Before I Forget…

· "You must come away to some lonely place all by yourselves and rest a while."
-Jesus (Mark 6:31)
· Rest and success are fellows.
-French Proverb
· If you want to kill Christianity, you must abolish Sunday.
-Voltaire
· We know that all things work together for good for those who love God, who are called according to his purpose.
-Romans 8:28

In the good old summertime! 
     Summertime is a season of great expectations.  Think of all the things you expect to do before Labor Day and get back to the routine.  I can't believe how "white" my legs are.  It would be good to get some color and exposure to the sun, but that gets trickier each year as the ozone layer hole expands.  A few years ago someone stole my bike out of the rectory garage.  I've been meaning to replace it and start cycling again.  Maybe I'll buy a new bike
this summer.  I did buy a pair of roller blades and a week later I had knee surgery.  I expect to do a lot of roller blading.  But the vet told me that both my dogs are overweight, so I have to make time to exercise them.  Every year I tell myself that I'd like to vacation in Nova Scotia during the summer.  I just can't find the time.  Maybe next summer.  I've told family and friends that I'll have more time during the summer to get together - but I've been telling them that for years.  I can't remember the last time I went to a Saints game.  Maybe next summer.  I told Father Moudry that I'd really like to go to Seattle with him this summer and watch the Twins play the Mariners.  Who am I kidding?  But I expect to do it!  Friends keep    offering me the use of their cabins.  Yes, this summer I'll get to use them and take the novels I've been meaning to read.  Father Banker has a place on Gunflint Trail and has been asking me for years to come up.  Oh, yes, this summer.  Which reminds me: I haven't been to the BWCA since the late 70s; I'll have to get there this summer.  There are a lot of good workshops that I could attend and I'd be a bit smarter, but there's just no time this year.  Next summer.  I have a few new gardens that I'm planting at home.  I have to do some house painting that can only be done in warm weather.  I expect that summertime will give me more free time, relaxation and those lazy days that I remember while growing up in Hastings.
     Great expectations!  It's already the end of June and time is ticking away.  I have to spend a week in Rochester this month with the Archbishop and all the priests of the archdiocese.  We do this every two years.  All our meetings are in the basement meeting rooms of the Kahler Hotel.  A week without sun!  It's a week I fall behind in parish work and all my little chores.  I get home from work to do my gardening and those $#%! mosquitoes come out at dusk and drive me into the house.  Road construction seems to be everywhere and I'm spending extra time in the car going nowhere.  I should've never leased another SUV; it costs a small fortune to fill it up with gas.  Next time, I'm getting a Geo.
     Maybe I expect too much from summer, more than it delivers.  Maybe the issue lies with my expectations of summer, and my expectations of life itself.  Maybe I expect too much or the wrong things.  Summer are rather simple.  You should see my list of expectations about justice and peace, a better world, an alive church, and all the problems we face in this new century.  If I think that the world is changing too fast, how can I control that?  The problem is not with the world, nor my life, but how I choose to see it and live my own life.
     Do I believe that the world and my own life does finally rest in the "palm of God's hand," that there is in the heart of the universe a mystery called
LOVE ?  Do we hope in what we trust but don't see, a mystery we see only darkly now, but will one day, see face to face?  When we reconnect with that hope our expectations change, about summer, about whom we are and what we want to do with our lives.  It changes the way we see ourselves and the world around us.  This hope gives us new eyes to see.  Other people become companions on the journey.
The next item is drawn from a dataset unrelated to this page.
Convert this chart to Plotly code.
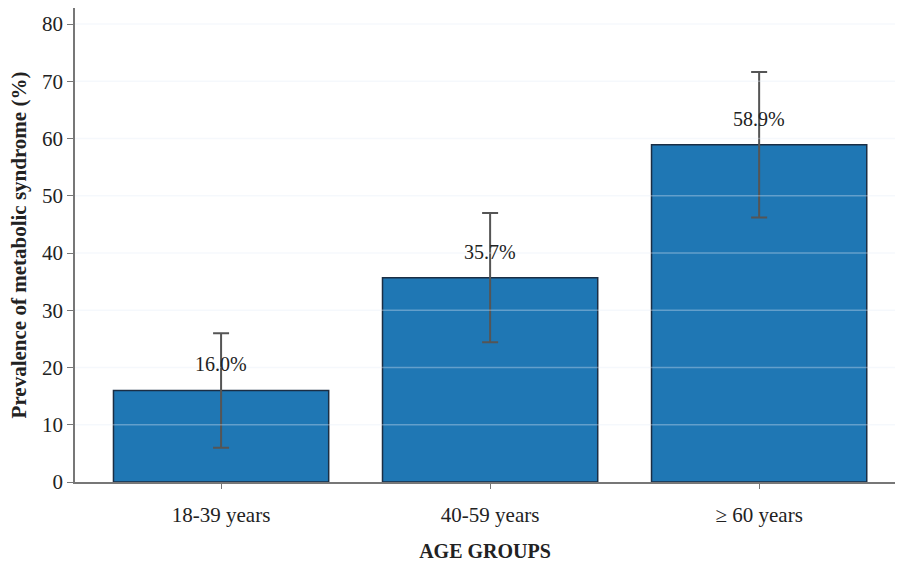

Life does have meaning and God will make all things work for the good… that is our hope.
     When we reconnect with that hope we're able to relish the moment, to enjoy the encounter of friendship that expects nothing in return, of love that is undeserved and freely given, of old complaints we can let go.  Each new day is a gift.  To become hopeful people in this way changes the way we see the world and changes the way we journey through this life.
Let's just journey well and enjoy whatever that might bring!
 
Fr. Bill

P.S. Would it be too much to expect the Chicago Cubs to win the World Series this October?